There was someone pounding quite insistently at the door, which was strange, since this particular house is down a tiny alley, and doesn’t get much traffic. My friend got up to see what the ruckus was about, and was confronted by something that he would later describe to me as:
Un tipo con un gallo.
Now, I could cut to the chase and tell you the punchline, but what fun would that be? So I’ll tell you my thought process.
A type with a rooster. Well, that doesn’t make sense, it just can’t be right. It must have been a guy, with, wait! I know, gallo can also mean guy. So it was a guy with a guy. Or better, a guy with a dude. That definitley sounds better.
Now, why didn’t he just say two guys, I wondered?

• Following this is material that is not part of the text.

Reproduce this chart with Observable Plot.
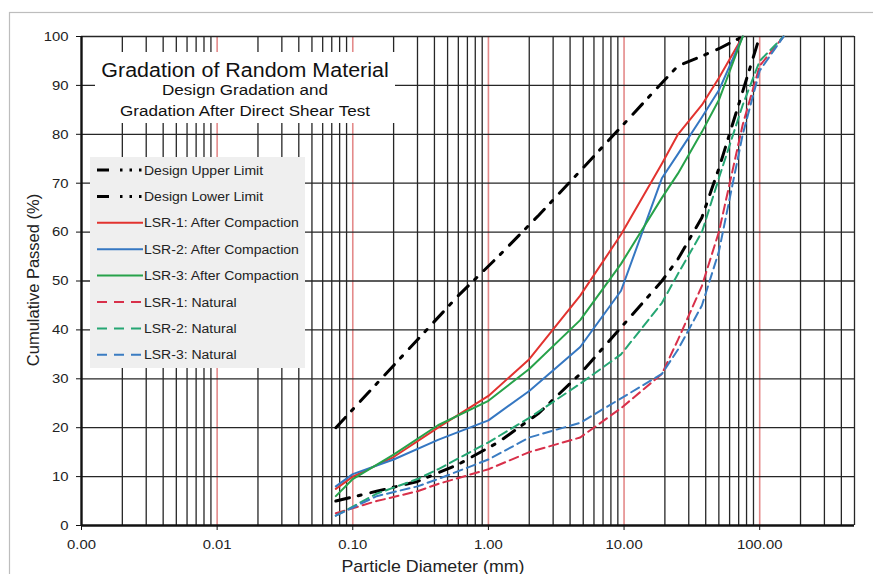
<!DOCTYPE html>
<html><head><meta charset="utf-8">
<script src="https://cdn.jsdelivr.net/npm/d3@7"></script>
<script src="https://cdn.jsdelivr.net/npm/@observablehq/plot@0.6"></script>
<style>
html,body{margin:0;padding:0;background:#fff;overflow:hidden;}
#wrap{position:relative;width:873px;height:574px;font-family:"Liberation Sans",Arial,sans-serif;}
#wrap > svg{position:absolute;left:0;top:0;}
</style></head><body><div id="wrap"></div>
<script>
// ---- data ----
const xTicks = [0.001, 0.01, 0.1, 1, 10, 100];
const yTicks = [0, 10, 20, 30, 40, 50, 60, 70, 80, 90, 100];
const decadeLines = [0.01, 0.1, 1, 10, 100];

const titleText = "Gradation of Random Material";
const subtitleLines = ["Design Gradation and", "Gradation After Direct Shear Test"];
const xLabel = "Particle Diameter (mm)";
const yLabel = "Cumulative Passed (%)";

const seriesNames = ["Design Upper Limit", "Design Lower Limit",
  "LSR-1: After Compaction", "LSR-2: After Compaction", "LSR-3: After Compaction",
  "LSR-1: Natural", "LSR-2: Natural", "LSR-3: Natural"];

const upperD = [0.075, 0.15, 0.3, 0.6, 1.18, 2.36, 4.75, 9.5, 19, 25, 37.5, 50, 75];
const upperLimit = [20, 29, 38, 47, 55, 63.5, 72.5, 81.5, 90.5, 94, 96, 97.5, 100];
const lowerD = [0.075, 0.15, 0.3, 0.6, 1.18, 2.36, 4.75, 9.5, 19, 25, 37.5, 50, 100];
const lowerLimit = [5, 7, 9, 12.5, 17, 23, 31, 40.5, 50, 54.5, 63, 73, 100];

const compD = [0.075, 0.1, 0.2, 0.425, 1, 2, 4.75, 9.5, 19, 25, 37.5, 50, 75];
const lsr1After = [7.5, 10, 14, 20, 26.5, 34, 47, 59.5, 74, 80, 86, 91.5, 100];
const lsr2After = [8, 10.5, 13.5, 17.5, 21.5, 27.5, 36.5, 48, 71, 76, 83.5, 89, 100];
const lsr3After = [6, 9.5, 14.5, 20.5, 25.5, 32, 42, 53.5, 67, 72, 80.5, 87, 100];

const natD = [0.075, 0.15, 0.3, 0.425, 1, 2, 4.75, 9.5, 19, 25, 37.5, 50, 75, 100, 150];
const lsr1Nat = [2.5, 5, 7, 8.5, 11.5, 15, 18, 24, 31, 38, 49, 60, 82, 94, 100];
const lsr2Nat = [2, 6.5, 9.5, 11.5, 17, 22, 29, 35, 45.5, 51.5, 60, 71, 86, 95, 100];
const lsr3Nat = [2, 6, 8, 9.5, 13.5, 18, 21, 26, 31, 36, 45, 56, 80, 93, 100];

const seriesD = [upperD, lowerD, compD, compD, compD, natD, natD, natD];
const seriesV = [upperLimit, lowerLimit, lsr1After, lsr2After, lsr3After, lsr1Nat, lsr2Nat, lsr3Nat];

// ---- styles ----
const styles = [
  {stroke: "#000", w: 3, dash: "14,9,3,10", legDash: "12,11,2.5,7,2.5,7,2.5,30"},
  {stroke: "#000", w: 3, dash: "14,9,3,10", legDash: "12,11,2.5,7,2.5,7,2.5,30"},
  {stroke: "#e2332f", w: 2, dash: null, legDash: null},
  {stroke: "#3577c2", w: 2, dash: null, legDash: null},
  {stroke: "#27a24a", w: 2, dash: null, legDash: null},
  {stroke: "#d8304a", w: 2, dash: "9,5", legDash: "10,7"},
  {stroke: "#25a673", w: 2, dash: "9,5", legDash: "10,7"},
  {stroke: "#3a7cc2", w: 2, dash: "9,5", legDash: "10,7"}
];

const minorLines = [];
for (const e of [-3, -2, -1, 0, 1, 2]) for (let k = 2; k <= 9; k++) {
  const v = +(k * Math.pow(10, e)).toPrecision(3);
  if (v <= 500) minorLines.push(v);
}
const gridY = yTicks.filter(d => d > 0);

const lineMarks = seriesD.map((ds, i) => {
  const rows = ds.map((d, j) => ({d, v: seriesV[i][j], s: seriesNames[i]}));
  const st = styles[i];
  return Plot.line(rows, {x: "d", y: "v", stroke: st.stroke, strokeWidth: st.w,
    strokeDasharray: st.dash || undefined, strokeLinejoin: "round"});
});

const chart = Plot.plot({
  width: 873, height: 574,
  marginLeft: 81, marginRight: 19, marginTop: 36, marginBottom: 49,
  x: {type: "log", domain: [0.001, 500]},
  y: {domain: [0, 100]},
  style: {fontFamily: "'Liberation Sans', Arial, sans-serif", fontSize: "13.5px", color: "#222", background: "transparent"},
  marks: [
    Plot.ruleX(minorLines, {stroke: "#262626", strokeWidth: 1.3}),
    Plot.ruleX(decadeLines, {stroke: "#e48a8a", strokeWidth: 1.6}),
    Plot.ruleY(gridY, {stroke: "#262626", strokeWidth: 1.3}),
    ...lineMarks,
    Plot.ruleX([0.001], {stroke: "#111", strokeWidth: 2.4}),
    Plot.ruleY([0], {stroke: "#111", strokeWidth: 2.4}),
    Plot.axisX({ticks: xTicks, tickFormat: d3.format(".2f"), tickSize: 5, tickPadding: 9, label: null, stroke: "#111"}),
    Plot.axisY({ticks: yTicks, tickSize: 5, tickPadding: 8, label: null, stroke: "#111"})
  ]
});

const wrap = document.getElementById("wrap");
wrap.appendChild(chart);

// stretch tick labels horizontally to match reference proportions
const K = 1.1;
d3.select(chart).selectAll('g[aria-label$="tick label"] text').each(function() {
  const L = this.getComputedTextLength();
  this.setAttribute("textLength", L * K);
  this.setAttribute("lengthAdjust", "spacingAndGlyphs");
});

// ---- overlay: frame, title box, legend, axis titles ----
const ov = d3.select(wrap).append("svg")
  .attr("width", 873).attr("height", 574)
  .style("font-family", "'Liberation Sans', Arial, sans-serif");

ov.append("rect").attr("x", 9.5).attr("y", 12.5).attr("width", 900).attr("height", 600)
  .attr("fill", "none").attr("stroke", "#bdbdbd").attr("stroke-width", 1.2);

function stretch(sel, k) {
  sel.each(function() {
    const L = this.getComputedTextLength();
    this.setAttribute("textLength", L * k);
    this.setAttribute("lengthAdjust", "spacingAndGlyphs");
  });
  return sel;
}

// title box
ov.append("rect").attr("x", 95).attr("y", 52).attr("width", 300).attr("height", 71).attr("fill", "#fff");
stretch(ov.append("text").attr("x", 245).attr("y", 77).attr("text-anchor", "middle")
  .attr("font-size", 19.5).attr("fill", "#111").text(titleText), K);
stretch(ov.append("text").attr("x", 245).attr("y", 94.5).attr("text-anchor", "middle")
  .attr("font-size", 15.5).attr("fill", "#111").text(subtitleLines[0]), K);
stretch(ov.append("text").attr("x", 245).attr("y", 116).attr("text-anchor", "middle")
  .attr("font-size", 15.5).attr("fill", "#111").text(subtitleLines[1]), K);

// legend
ov.append("rect").attr("x", 90).attr("y", 157).attr("width", 215).attr("height", 211).attr("fill", "#efefef");
seriesNames.forEach((name, i) => {
  const yc = 170 + i * 26.4;
  const st = styles[i];
  ov.append("line").attr("x1", 97).attr("x2", 143).attr("y1", yc).attr("y2", yc)
    .attr("stroke", st.stroke).attr("stroke-width", st.w)
    .attr("stroke-dasharray", st.legDash || null);
  stretch(ov.append("text").attr("x", 144).attr("y", yc + 4.5)
    .attr("font-size", 12.5).attr("fill", "#222").text(name), 1.12);
});

// axis titles
stretch(ov.append("text").attr("x", 433).attr("y", 571.5).attr("text-anchor", "middle")
  .attr("font-size", 16.2).attr("fill", "#222").text(xLabel), K);
ov.append("text").attr("transform", "translate(39,280) rotate(-90)").attr("text-anchor", "middle")
  .attr("font-size", 16.5).attr("fill", "#222").text(yLabel);
</script></body></html>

He looked at me incredulously, expecting an exaggerated reaction. I’ve had two people come to the door before, sometimes prostelytizing, sometimes not, and I didn’t see why I should get all up in arms. After all, it wasn’t my fritatta that had gotten cold while he went to answer the door.
And? I said.
El gallo estaba muerto. (The guy was dead).
Wow! now that’s interesting. I’ve never has someone show up at my door with a cadaver before, ala Weekend at Bernie’s.
Had he been dead a long time? I asked?
I don’t know, my friend said.
Well, who was he?
The guy? My friend said.
No, the dude! I said, getting frustrated that he couldn’t see that it’s more interesting to know who the dead person was than the live one.
Who? He said.
Yes! Who was he? I said.
I have no idea, he said. The guy said someone had ordered a dead dude, so he was looking for the person. Not me, I said, so he went away. He said.
Where’s the dude now? I asked.
He took him away, he said.
…
Do you see where this is going? So strong was my Chilensis filter, that gallo could not make it through as rooster, and ended up turning into a dude. Most of the time this would be correct, as with the exception of my friends over at the Huerto Hada Verde, not too many people I know actually talk about roosters that much, so the word gallo does generally mean dude, animal husbandry aside. Also, while having someone knock on your door carrying a dead rooster is odd, to be sure, it is not nearly as terrible as having them dragging dead uncle fulano (tom, of tom dick and harry) around the alleys of Santiago.
So while I wholeheartedly support learning all the Chilean slang you can and reading everything these hilarious ladies have to say, I also suggest never losing your filter, and trying to make sense out of when a rooster is nothing but a rooster. Even if it’s dead.
I also translated it as "a guy with a guy." Weird. Maybe I've been here too long.
Great one, Eileen! I would have thought the same thing.
You are hillarious. In my experience, all South American Spanish differs a lot from the Mexican Spanish that I'm used to. I never even pretend to know all the nuances.
@sara @abby, glad to know I'm not the only one. It took me the longest time to figure out what was going on. So glad no one has come across my path with a dead rooster lately. Plus we don't really call out roosters and hens, mainly just call them chickens, unless Abby cares do differ (she grew up on a farm, and knows lots more about livestock than I do!)
@fly girl, it's rumored that Chilean Spanish is "the worst" in terms of regional slang, or perhaps the thing to say would be "the richest." I giggled to myself when I was in El Salvador on the way back to Chile the other day and the bathrooms were labeled "tocadores." (touchers!). As we all know from your bathroom post (http://rosalindcummingsyeates.blogspot.com/2009/07/toilet-travel-tips-laviators-and-other.html)most of us prefer not to touch the apparatus at all!
One day we'll take on Latin America together. You can speak Mexican Spanish, and I'll speak Chilean and no one will understand either one of us!
Personally, I've never had a dead gallo of ANY sort at my door (human or chicken)… so I can't imagine my level of confusion… so why was the guy there with the dead roster anyway?? Sounds voodoo-esque to me!